The National Adult Literacy Agency (NALA) reported an additional 1,000 calls to its freephone support service in the last 12 months, a 44 per cent increase on the same period in the previous year.
NALA said the increase was a direct result of the Covid-19 pandemic.
Many of the callers were people who had just lost their jobs, parents who struggled with understanding information while home-schooling and older people who wanted help using technology to stay in touch with family.
Details of the calls were announced at NALA’s AGM on Saturday, April 24th:
The most common reasons for calling the agency's freephone were:
- People who had just lost their job.
- Parents and guardians struggling to understand information from schools.
- Problems with paying bills online or online shopping.
- Help with reading information that came in the post.
- Older people who need help with using FaceTime to stay in touch with loved ones.
- Difficulty filling out forms, such as social welfare and carers forms.
- Can’t use technology and grandchildren don’t have the patience to teach them (older people cocooning).
NALA freephone operator Jennifer Dowling said: “A lot of callers during the lockdown rang us as they were reflecting on their own life.
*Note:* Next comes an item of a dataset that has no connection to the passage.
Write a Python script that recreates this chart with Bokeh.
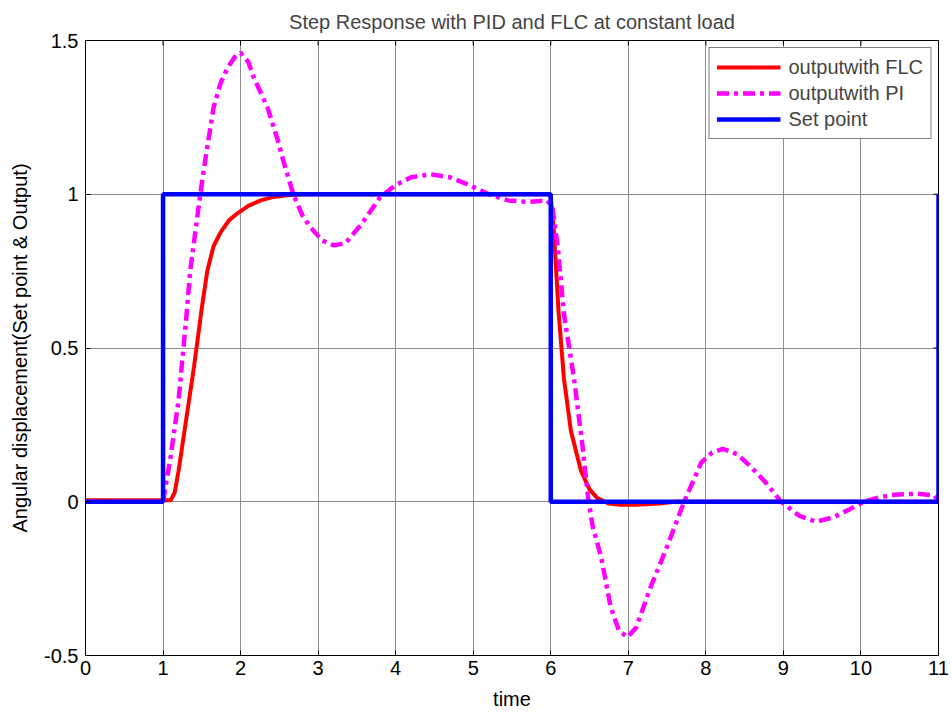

They were suddenly out of work and had more time on their hands. They felt very different to their family and friends who could all work from home. When the pandemic happened, and they lost their jobs instantly it felt like their lives came to a sudden full-stop.”
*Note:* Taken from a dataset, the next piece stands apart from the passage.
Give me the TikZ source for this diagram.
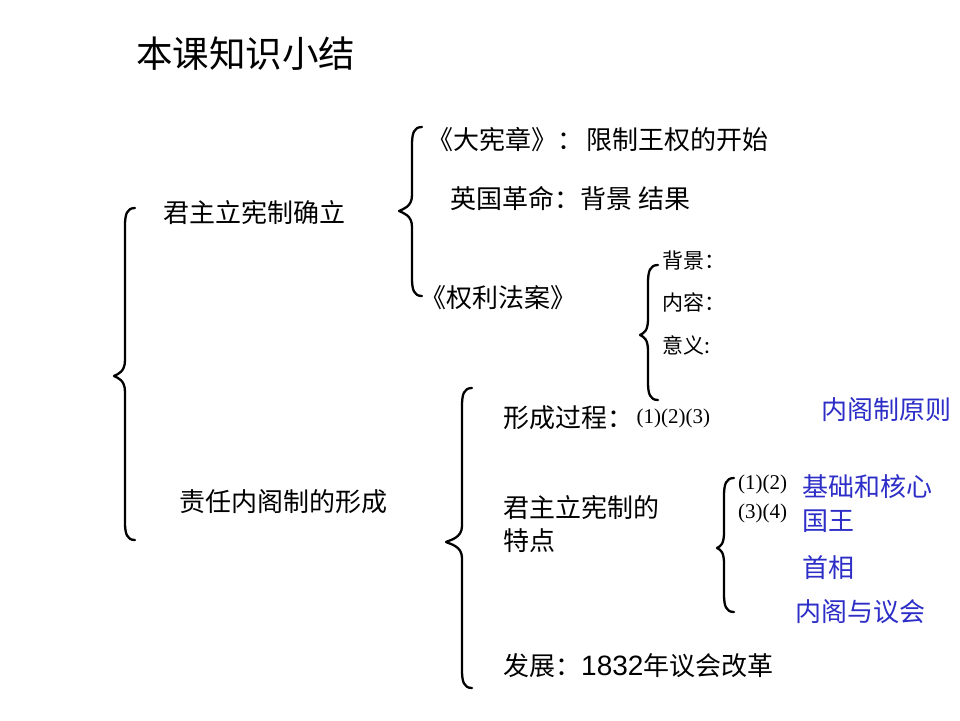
\documentclass[tikz,border=0pt]{standalone}
\usepackage{fontspec}
\setmainfont{Noto Sans CJK SC}
\newfontfamily\numserif{Liberation Serif}
\newfontfamily\numsans{Liberation Sans}
\definecolor{myblue}{RGB}{45,45,200}
\newcommand{\mybrace}[5]{% xv, xtip, ytop, ymid, ybot
  \draw[bracestyle] (#1+10,#3) .. controls (#1+2,#3) and (#1,#3+6) .. (#1,#3+18)
    -- (#1,#4-16) .. controls (#1,#4-4) and (#2+4,#4-2) .. (#2,#4)
    .. controls (#2+4,#4+2) and (#1,#4+4) .. (#1,#4+16)
    -- (#1,#5-18) .. controls (#1,#5-6) and (#1+2,#5) .. (#1+10,#5);}
\begin{document}
\begin{tikzpicture}[x=1pt,y=-1pt,
  bracestyle/.style={line width=2.3pt,line cap=round,line join=round},
  txt/.style={anchor=west,inner sep=0pt,font=\fontsize{26}{28}\selectfont},
  small/.style={anchor=west,inner sep=0pt,font=\fontsize{21}{23}\selectfont},
  bluetxt/.style={txt,text=myblue},
  paren/.style={anchor=west,inner sep=0pt,font=\numserif\fontsize{21}{23}\selectfont}]
\useasboundingbox (0,0) rectangle (960,720);
\fill[white] (0,0) rectangle (960,720);
\node[anchor=west,inner sep=0pt,font=\fontsize{36.5}{40}\selectfont] (title) at (136,54) {本课知识小结};
% main brace
\mybrace{125}{114}{208}{376}{540}
\node[txt] (jz) at (163,213) {君主立宪制确立};
\node[txt] (zr) at (179,502) {责任内阁制的形成};
% brace 2
\mybrace{412}{399}{127}{211}{296}
\node[txt] (dxz) at (427,140) {《大宪章》：\hspace{3pt}限制王权的开始};
\node[txt] (ygg) at (450,198) {英国革命：背景 结果};
\node[txt] (qlfa) at (420,298) {《权利法案》};
% brace 3
\mybrace{648}{640}{265}{335}{400}
\node[small] (bj) at (662,261) {背景：};
\node[small] (nr) at (662,302) {内容：};
\node[small] (yy) at (662,345) {意义:};
% brace 4
\mybrace{462}{446}{388}{542}{688}
\node[txt] (xc) at (503,418) {形成过程：};
\node[paren,anchor=west] (p123) at ([xshift=3pt]xc.east) {(1)(2)(3)};
\node[bluetxt] (nzy) at (821,410) {内阁制原则};
\node[txt,align=left,font=\fontsize{26}{33}\selectfont] (td) at (503,524) {君主立宪制的\\特点};
\node[txt] (fz) at (503,666) {发展：{\numsans\fontsize{28}{28}\selectfont 1832}年议会改革};
% brace 5
\mybrace{724}{717}{478}{548}{612}
\node[paren] (p12) at (738,484) {(1)(2)};
\node[paren] (p34) at (738,513) {(3)(4)};
\node[bluetxt] (jc) at (802,487) {基础和核心};
\node[bluetxt] (gw) at (802,521) {国王};
\node[bluetxt] (sx) at (802,568) {首相};
\node[bluetxt] (nyy) at (795,612) {内阁与议会};
\end{tikzpicture}
\end{document}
Ms Dowling added: “This happened to people in all age groups and they were annoyed and depressed that they were being left behind. We spent a lot of time on these calls as they needed to know someone was listening and we took the time to talk to them and discuss what options they would have if they wanted to return to education.”
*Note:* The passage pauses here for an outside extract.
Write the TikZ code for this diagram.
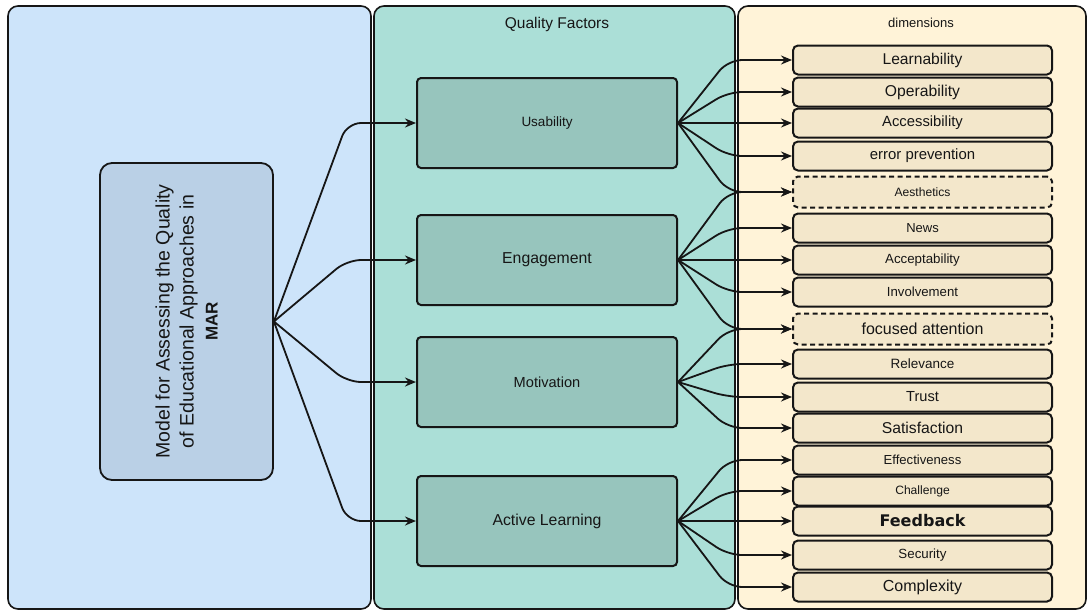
\documentclass[tikz,border=0pt]{standalone}
\usepackage{fontspec}
\setmainfont{Liberation Sans}
\newfontfamily\fbfont{DejaVu Sans}
\usetikzlibrary{arrows.meta}
\definecolor{leftfill}{RGB}{205,228,250}
\definecolor{modelfill}{RGB}{186,208,230}
\definecolor{midfill}{RGB}{171,223,215}
\definecolor{factorfill}{RGB}{151,197,189}
\definecolor{rightfill}{RGB}{255,243,216}
\definecolor{dimfill}{RGB}{243,231,203}
\definecolor{ink}{RGB}{22,22,22}
\newcommand\fsz[1]{\fontsize{#1pt}{#1pt}\selectfont}
\begin{document}
\begin{tikzpicture}[x=1pt,y=-1pt,
  panel/.style={draw=ink, line width=1.6pt, rounded corners=10pt},
  factor/.style={draw=ink, line width=2pt, rounded corners=4pt, fill=factorfill,
    minimum width=260pt, minimum height=90pt, inner sep=0pt, text=ink},
  dimbox/.style={draw=ink, line width=2pt, rounded corners=5pt, fill=dimfill,
    minimum width=259pt, minimum height=29pt, inner sep=0pt, text=ink},
  dimdash/.style={dimbox, dash pattern=on 5pt off 3.5pt, minimum height=31pt},
  conn/.style={draw=ink, line width=1.8pt, rounded corners=14pt,
    -{Stealth[length=11pt,width=9pt]}},
  title/.style={text=ink, inner sep=0pt}
]
\useasboundingbox (0,0) rectangle (1091,614);
\fill[white] (0,0) rectangle (1091,614);

% panels
\path[panel, fill=leftfill] (8,6) rectangle (371,609);
\path[panel, fill=midfill] (374,6) rectangle (735,609);
\path[panel, fill=rightfill] (738,6) rectangle (1086,609);

\node[title] (qf) at (557,24) {\fsz{15.5}Quality Factors};
\node[title] (dm) at (921,23) {\fsz{13}dimensions};

% model box
\node[draw=ink, line width=1.8pt, rounded corners=12pt, fill=modelfill,
  rotate=90, minimum width=317pt, minimum height=173pt, inner sep=0pt,
  align=center, text=ink, font=\fontsize{19.5pt}{24pt}\selectfont]
  (model) at (186.5,321.5)
  {Model for Assessing the Quality\\of Educational Approaches in\\\textbf{\fontsize{17pt}{24pt}\selectfont MAR}};

% factors
\node[factor] (u) at (547,123) {\fsz{13.5}Usability};
\node[factor] (e) at (547,260) {\fsz{15.8}Engagement};
\node[factor] (m) at (547,382) {\fsz{14.6}Motivation};
\node[factor] (a) at (547,521) {\fsz{15.8}Active Learning};

% dimensions
\node[dimbox]  (d1)  at (922.5,60)  {\fsz{15.6}Learnability};
\node[dimbox]  (d2)  at (922.5,92)  {\fsz{15.7}Operability};
\node[dimbox]  (d3)  at (922.5,123) {\fsz{14.8}Accessibility};
\node[dimbox]  (d4)  at (922.5,156) {\fsz{14.9}error prevention};
\node[dimdash] (d5)  at (922.5,192) {\fsz{12.1}Aesthetics};
\node[dimbox]  (d6)  at (922.5,228) {\fsz{13}News};
\node[dimbox]  (d7)  at (922.5,260) {\fsz{13.3}Acceptability};
\node[dimbox]  (d8)  at (922.5,292) {\fsz{13.2}Involvement};
\node[dimdash] (d9)  at (922.5,329) {\fsz{16}focused attention};
\node[dimbox]  (d10) at (922.5,364) {\fsz{13.5}Relevance};
\node[dimbox]  (d11) at (922.5,397) {\fsz{14.6}Trust};
\node[dimbox]  (d12) at (922.5,428) {\fsz{15.7}Satisfaction};
\node[dimbox]  (d13) at (922.5,460) {\fsz{13.1}Effectiveness};
\node[dimbox]  (d14) at (922.5,491) {\fsz{12.1}Challenge};
\node[dimbox]  (d15) at (922.5,521) {\fbfont\bfseries\fsz{16}Feedback};
\node[dimbox]  (d16) at (922.5,555) {\fsz{13.3}Security};
\node[dimbox]  (d17) at (922.5,587) {\fsz{16}Complexity};

% bend columns
\coordinate (lx) at (347,0);
\coordinate (rx) at (728,0);

% left fan
\foreach \f in {u,e,m,a}
  \draw[conn] (model.south) -- (lx |- \f.west) -- (\f.west);

% right fans
\foreach \d in {d1,d2,d3,d4,d5}
  \draw[conn] (u.east) -- (rx |- \d.west) -- (\d.west);
\foreach \d in {d5,d6,d7,d8,d9}
  \draw[conn] (e.east) -- (rx |- \d.west) -- (\d.west);
\foreach \d in {d9,d10,d11,d12}
  \draw[conn] (m.east) -- (rx |- \d.west) -- (\d.west);
\foreach \d in {d13,d14,d15,d16,d17}
  \draw[conn] (a.east) -- (rx |- \d.west) -- (\d.west);
\end{tikzpicture}
\end{document}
Stories of people who needed the organisation's help included a taxi driver who had hidden the fact he never learnt to read or write for years, he would tell passengers who asked gave him an address he had forgotten his glasses and ask, “can you read it out for me I can’t see it?” Being out of work due to lockdown, he thought this was the perfect time to get in touch for help.
Another example was a mother who was distressed as her son with Down Syndrome was losing his reading ability due to the closure of a centre he attends, NALA set him up with a tutor so he could continue learning online.
In total, 450 people learned over the phone with distance learning tutors in 2020 (4,882 one-to-one learning sessions completed).
Meanwhile, 1,965 people learned online through the organisation's eLearning website.
Minister for Higher Education Simon Harris said: “One in six Irish adults can’t read, or struggle with reading. This is not a figure I can live with. Next month, I will bring the first ever National Adult Literacy Strategy to government, currently being prepared by SOLAS in consultation with learners, education and training providers, and civil society groups.”
Minister Harris added: “I want to congratulate NALA on all it has achieved over the past 40 years and the real impact its work has on people’s lives. Particularly during the pandemic, NALA continued to assist people with key services which has made all the difference to quality of life for our people during a very tough time.”